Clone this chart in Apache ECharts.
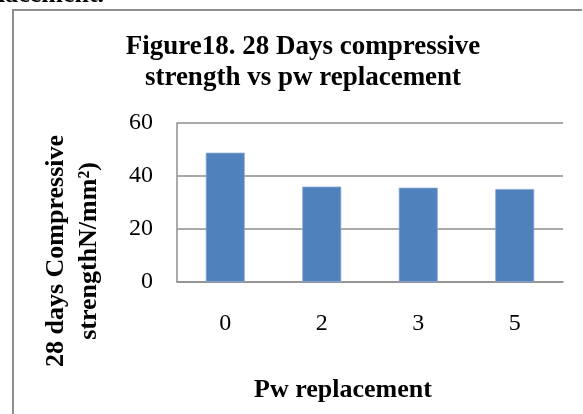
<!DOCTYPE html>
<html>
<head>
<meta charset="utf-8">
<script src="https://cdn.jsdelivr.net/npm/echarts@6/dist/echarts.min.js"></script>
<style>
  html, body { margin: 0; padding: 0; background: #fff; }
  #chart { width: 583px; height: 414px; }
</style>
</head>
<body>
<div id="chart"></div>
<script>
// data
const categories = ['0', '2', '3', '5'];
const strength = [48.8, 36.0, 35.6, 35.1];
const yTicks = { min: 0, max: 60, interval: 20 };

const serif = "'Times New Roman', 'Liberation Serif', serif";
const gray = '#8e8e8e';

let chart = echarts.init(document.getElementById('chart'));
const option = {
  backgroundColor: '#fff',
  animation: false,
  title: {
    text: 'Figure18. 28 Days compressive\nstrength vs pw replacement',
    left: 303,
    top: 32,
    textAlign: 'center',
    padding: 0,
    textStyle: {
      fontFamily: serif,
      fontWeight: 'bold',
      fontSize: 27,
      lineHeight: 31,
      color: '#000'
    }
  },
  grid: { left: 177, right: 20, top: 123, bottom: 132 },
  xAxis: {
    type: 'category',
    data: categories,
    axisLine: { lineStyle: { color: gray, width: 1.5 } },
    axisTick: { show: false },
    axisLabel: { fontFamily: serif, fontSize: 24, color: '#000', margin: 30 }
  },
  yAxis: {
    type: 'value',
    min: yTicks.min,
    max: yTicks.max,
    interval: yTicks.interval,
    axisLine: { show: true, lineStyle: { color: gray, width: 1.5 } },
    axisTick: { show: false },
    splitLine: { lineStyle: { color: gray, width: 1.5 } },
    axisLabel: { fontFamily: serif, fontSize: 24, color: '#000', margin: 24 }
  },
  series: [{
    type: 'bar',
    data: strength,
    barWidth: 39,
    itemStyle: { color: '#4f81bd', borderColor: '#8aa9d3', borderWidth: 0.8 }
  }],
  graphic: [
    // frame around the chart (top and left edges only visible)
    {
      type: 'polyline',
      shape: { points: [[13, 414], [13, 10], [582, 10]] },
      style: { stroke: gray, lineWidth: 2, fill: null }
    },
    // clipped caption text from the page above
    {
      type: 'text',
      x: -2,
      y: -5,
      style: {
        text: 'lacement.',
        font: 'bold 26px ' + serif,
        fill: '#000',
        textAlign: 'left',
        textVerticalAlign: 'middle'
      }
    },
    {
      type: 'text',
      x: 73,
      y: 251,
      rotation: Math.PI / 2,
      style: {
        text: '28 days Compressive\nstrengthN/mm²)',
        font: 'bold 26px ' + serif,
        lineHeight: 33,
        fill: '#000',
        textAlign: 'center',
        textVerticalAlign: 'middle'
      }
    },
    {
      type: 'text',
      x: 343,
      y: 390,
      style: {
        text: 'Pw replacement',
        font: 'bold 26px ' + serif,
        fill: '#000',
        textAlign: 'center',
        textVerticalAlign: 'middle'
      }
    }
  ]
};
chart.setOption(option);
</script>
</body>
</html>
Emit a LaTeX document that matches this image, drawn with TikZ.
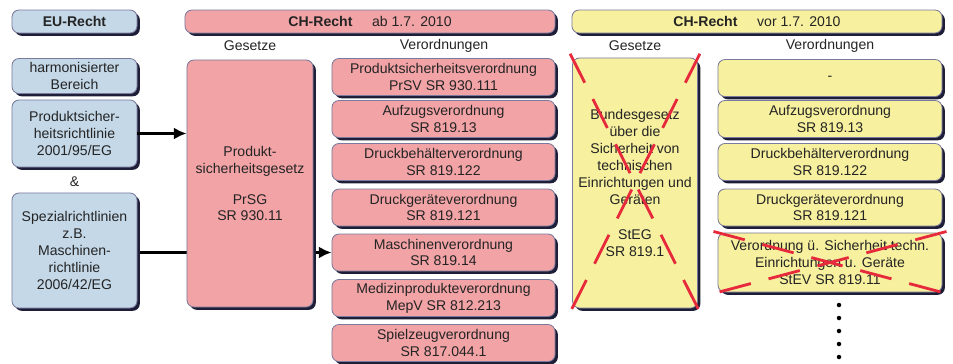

* _Stated task_:
Copy each line exactly, and leave the pictures out of your copy.

* _Task result_:
Clone this chart in Apache ECharts.
<!DOCTYPE html>
<html>
<head>
<meta charset="utf-8">
<script src="https://cdn.jsdelivr.net/npm/echarts@6/dist/echarts.min.js"></script>
<style>
  html, body { margin: 0; padding: 0; background: #fff; }
  #chart { width: 583px; height: 414px; }
</style>
</head>
<body>
<div id="chart"></div>
<script>
// data
const categories = ['0', '2', '3', '5'];
const strength = [48.8, 36.0, 35.6, 35.1];
const yTicks = { min: 0, max: 60, interval: 20 };

const serif = "'Times New Roman', 'Liberation Serif', serif";
const gray = '#8e8e8e';

let chart = echarts.init(document.getElementById('chart'));
const option = {
  backgroundColor: '#fff',
  animation: false,
  title: {
    text: 'Figure18. 28 Days compressive\nstrength vs pw replacement',
    left: 303,
    top: 32,
    textAlign: 'center',
    padding: 0,
    textStyle: {
      fontFamily: serif,
      fontWeight: 'bold',
      fontSize: 27,
      lineHeight: 31,
      color: '#000'
    }
  },
  grid: { left: 177, right: 20, top: 123, bottom: 132 },
  xAxis: {
    type: 'category',
    data: categories,
    axisLine: { lineStyle: { color: gray, width: 1.5 } },
    axisTick: { show: false },
    axisLabel: { fontFamily: serif, fontSize: 24, color: '#000', margin: 30 }
  },
  yAxis: {
    type: 'value',
    min: yTicks.min,
    max: yTicks.max,
    interval: yTicks.interval,
    axisLine: { show: true, lineStyle: { color: gray, width: 1.5 } },
    axisTick: { show: false },
    splitLine: { lineStyle: { color: gray, width: 1.5 } },
    axisLabel: { fontFamily: serif, fontSize: 24, color: '#000', margin: 24 }
  },
  series: [{
    type: 'bar',
    data: strength,
    barWidth: 39,
    itemStyle: { color: '#4f81bd', borderColor: '#8aa9d3', borderWidth: 0.8 }
  }],
  graphic: [
    // frame around the chart (top and left edges only visible)
    {
      type: 'polyline',
      shape: { points: [[13, 414], [13, 10], [582, 10]] },
      style: { stroke: gray, lineWidth: 2, fill: null }
    },
    // clipped caption text from the page above
    {
      type: 'text',
      x: -2,
      y: -5,
      style: {
        text: 'lacement.',
        font: 'bold 26px ' + serif,
        fill: '#000',
        textAlign: 'left',
        textVerticalAlign: 'middle'
      }
    },
    {
      type: 'text',
      x: 73,
      y: 251,
      rotation: Math.PI / 2,
      style: {
        text: '28 days Compressive\nstrengthN/mm²)',
        font: 'bold 26px ' + serif,
        lineHeight: 33,
        fill: '#000',
        textAlign: 'center',
        textVerticalAlign: 'middle'
      }
    },
    {
      type: 'text',
      x: 343,
      y: 390,
      style: {
        text: 'Pw replacement',
        font: 'bold 26px ' + serif,
        fill: '#000',
        textAlign: 'center',
        textVerticalAlign: 'middle'
      }
    }
  ]
};
chart.setOption(option);
</script>
</body>
</html>
Emit a LaTeX document that matches this image, drawn with TikZ.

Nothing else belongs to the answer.